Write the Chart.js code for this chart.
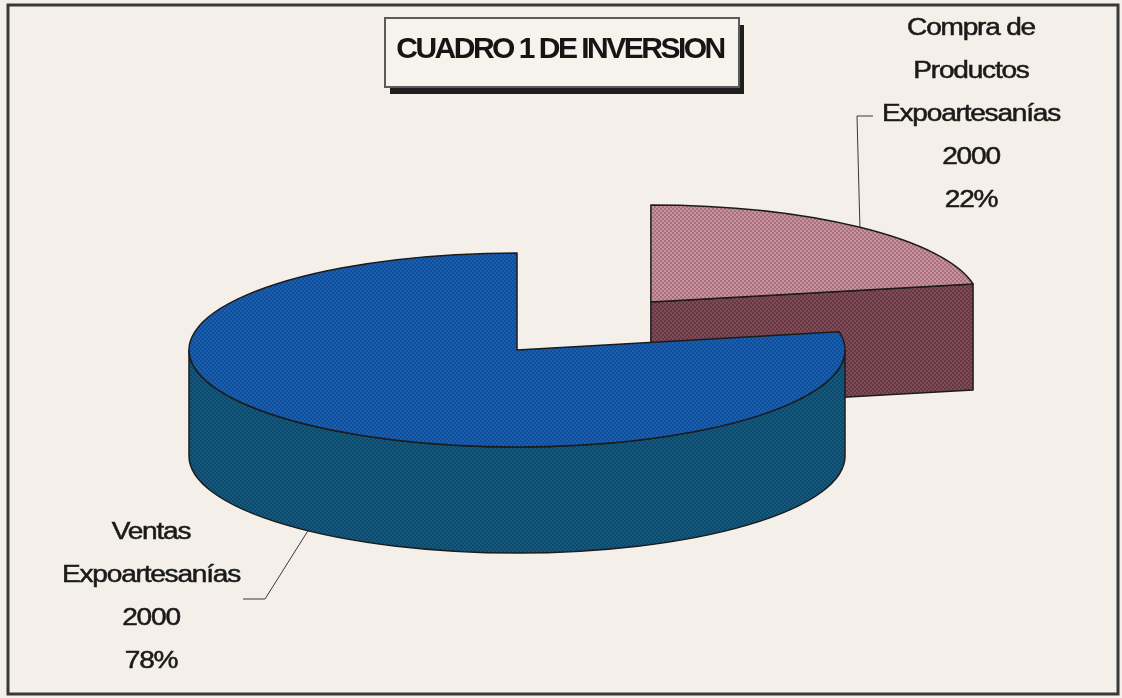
<!DOCTYPE html>
<html>
<head>
<meta charset="utf-8">
<script src="https://cdn.jsdelivr.net/npm/chart.js@4.4.1/dist/chart.umd.min.js"></script>
<style>
  body { margin: 0; background: #f4f0e9; }
  canvas { display: block; }
</style>
</head>
<body>
<canvas id="pie" width="1122" height="698"></canvas>
<script>
// Data
const title = 'CUADRO 1 DE INVERSION';
const categories = [
    ['Compra de', 'Productos', 'Expoartesanías', '2000'],
    ['Ventas', 'Expoartesanías', '2000']
];
const values = [22, 78];

const total = values.reduce((a, b) => a + b, 0);
const percentLabels = values.map(v => Math.round(v / total * 100) + '%');

// small checker textures, like the printed hatch
function texture(c1, c2) {
    const p = document.createElement('canvas');
    p.width = p.height = 4;
    const g = p.getContext('2d');
    g.fillStyle = c1;
    g.fillRect(0, 0, 4, 4);
    g.fillStyle = c2;
    g.fillRect(0, 0, 2, 2);
    g.fillRect(2, 2, 2, 2);
    return g.createPattern(p, 'repeat');
}

const ctx = document.getElementById('pie').getContext('2d');

// Background + frame
const paper = {
    id: 'paper',
    beforeDraw(chart) {
        const c = chart.ctx;
        c.save();
        c.fillStyle = '#f4f0e9';
        c.fillRect(0, 0, chart.width, chart.height);
        c.strokeStyle = '#383838';
        c.lineWidth = 3;
        c.strokeRect(8, 5, 1110, 689);
        c.restore();
    }
};

// Tilted pie with extruded sides, drawn from the arc elements
const pie3d = {
    id: 'pie3d',
    beforeDatasetsDraw(chart, args, opts) {
        const c = chart.ctx;
        const meta = chart.getDatasetMeta(0);
        const ds = chart.data.datasets[0];
        const k = opts.tilt, D = opts.depth;
        const slices = meta.data.map((el, i) => {
            const mid = (el.startAngle + el.endAngle) / 2;
            const off = (el.options.offset || 0) / 4;
            return {
                i, el, mid,
                cx: el.x + Math.cos(mid) * off,
                cy: el.y + Math.sin(mid) * off * k,
                r: el.outerRadius,
                a0: el.startAngle,
                a1: el.endAngle
            };
        });
        slices.sort((a, b) => a.cy - b.cy);
        chart.$slices = slices;

        c.save();
        c.lineJoin = 'round';
        slices.forEach(s => {
            const o = s.el.options;
            const side = ds.sideColor[s.i];
            c.lineWidth = o.borderWidth;
            c.strokeStyle = o.borderColor;

            // cut faces facing the viewer
            [[s.a0, -1], [s.a1, 1]].forEach(([a, dir]) => {
                if (dir * Math.cos(a) <= 0.001) return;
                const px = s.cx + s.r * Math.cos(a);
                const py = s.cy + s.r * k * Math.sin(a);
                c.beginPath();
                c.moveTo(s.cx, s.cy);
                c.lineTo(px, py);
                c.lineTo(px, py + D);
                c.lineTo(s.cx, s.cy + D);
                c.closePath();
                c.fillStyle = side;
                c.fill();
                c.stroke();
            });

            // outer wall, front half only
            for (let base = -2 * Math.PI; base <= 2 * Math.PI; base += 2 * Math.PI) {
                const s0 = Math.max(s.a0, base);
                const e0 = Math.min(s.a1, base + Math.PI);
                if (e0 - s0 < 1e-4) continue;
                c.beginPath();
                c.ellipse(s.cx, s.cy, s.r, s.r * k, 0, s0, e0);
                c.ellipse(s.cx, s.cy + D, s.r, s.r * k, 0, e0, s0, true);
                c.closePath();
                c.fillStyle = side;
                c.fill();
                c.stroke();
            }

            // top
            c.beginPath();
            c.moveTo(s.cx, s.cy);
            c.ellipse(s.cx, s.cy, s.r, s.r * k, 0, s.a0, s.a1);
            c.closePath();
            c.fillStyle = o.backgroundColor;
            c.fill();
            c.stroke();
        });
        c.restore();
        return false;
    }
};

function stretchedText(c, text, x, y, sx) {
    c.save();
    c.translate(x, y);
    c.scale(sx, 1);
    c.fillText(text, 0, 0);
    c.strokeText(text, 0, 0);
    c.restore();
}

// Title box, data labels and leader lines
const annotations = {
    id: 'annotations',
    afterDraw(chart, args, opts) {
        const c = chart.ctx;
        const k = chart.options.plugins.pie3d.tilt;
        const D = chart.options.plugins.pie3d.depth;
        c.save();

        // title box with shadow
        const b = opts.titleBox;
        c.fillStyle = '#1e1e1e';
        c.fillRect(b.x + 5, b.y + 7, b.w, b.h);
        c.fillStyle = '#f6f2ec';
        c.fillRect(b.x, b.y, b.w, b.h);
        c.strokeStyle = '#5a5a5a';
        c.lineWidth = 2;
        c.strokeRect(b.x, b.y, b.w, b.h);
        c.fillStyle = '#151515';
        c.font = 'bold 30px "Liberation Sans", Arial, sans-serif';
        c.letterSpacing = '-2.5px';
        c.textAlign = 'center';
        c.textBaseline = 'middle';
        c.fillText(title, b.x + b.w / 2 - 2, b.y + b.h / 2 - 3);

        // labels
        c.font = '23px "Liberation Sans", Arial, sans-serif';
        c.letterSpacing = '-1px';
        c.fillStyle = '#1a1a1a';
        c.strokeStyle = '#1a1a1a';
        c.lineWidth = 0.5;
        (chart.$slices || []).forEach(s => {
            const pos = opts.labels[s.i];
            const lines = categories[s.i].concat(percentLabels[s.i]);
            lines.forEach((t, j) => stretchedText(c, t, pos.x, pos.y + j * opts.lineStep, 1.22));

            // leader to the slice edge at its mid angle
            const front = Math.sin(s.mid) > 0;
            const ex = s.cx + s.r * Math.cos(s.mid);
            const ey = s.cy + s.r * k * Math.sin(s.mid) + (front ? D : 0);
            c.save();
            c.strokeStyle = '#3a3a3a';
            c.lineWidth = 1;
            c.beginPath();
            pos.leader.forEach((p, j) => j ? c.lineTo(p.x, p.y) : c.moveTo(p.x, p.y));
            c.lineTo(ex, ey);
            c.stroke();
            c.restore();
        });
        c.restore();
    }
};

new Chart(ctx, {
    type: 'pie',
    data: {
        labels: categories.map(l => l.join(' ')),
        datasets: [{
            data: values,
            backgroundColor: [texture('#c8929c', '#a9707d'), texture('#1a5fb0', '#104e9a')],
            sideColor: [texture('#804c58', '#663843'), texture('#15597f', '#0c496b')],
            borderColor: '#1c1c1c',
            borderWidth: 1.5,
            offset: [840, 0],
            radius: 328,
            cutout: '0%'
        }]
    },
    options: {
        responsive: false,
        devicePixelRatio: 1,
        animation: false,
        events: [],
        cutout: '0%',
        layout: { padding: { left: 0, right: 88, top: 2, bottom: 0 } },
        plugins: {
            legend: { display: false },
            tooltip: { enabled: false },
            pie3d: { tilt: 0.296, depth: 106 },
            annotations: {
                titleBox: { x: 385, y: 18, w: 354, h: 69 },
                lineStep: 43,
                labels: [
                    { x: 971, y: 29, leader: [{ x: 873, y: 116 }, { x: 857, y: 116 }] },
                    { x: 151, y: 533, leader: [{ x: 243, y: 599 }, { x: 265, y: 599 }] }
                ]
            }
        }
    },
    plugins: [paper, pie3d, annotations]
});
</script>
</body>
</html>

=-=-=-=-=

Give back exactly the lines from the first line of the data through the line with "const values = [22, 78];", pictures excluded.

Write the Chart.js code for this chart.
<!DOCTYPE html>
<html>
<head>
<meta charset="utf-8">
<script src="https://cdn.jsdelivr.net/npm/chart.js@4.4.1/dist/chart.umd.min.js"></script>
<style>
  body { margin: 0; background: #f4f0e9; }
  canvas { display: block; }
</style>
</head>
<body>
<canvas id="pie" width="1122" height="698"></canvas>
<script>
// Data
const title = 'CUADRO 1 DE INVERSION';
const categories = [
    ['Compra de', 'Productos', 'Expoartesanías', '2000'],
    ['Ventas', 'Expoartesanías', '2000']
];
const values = [22, 78];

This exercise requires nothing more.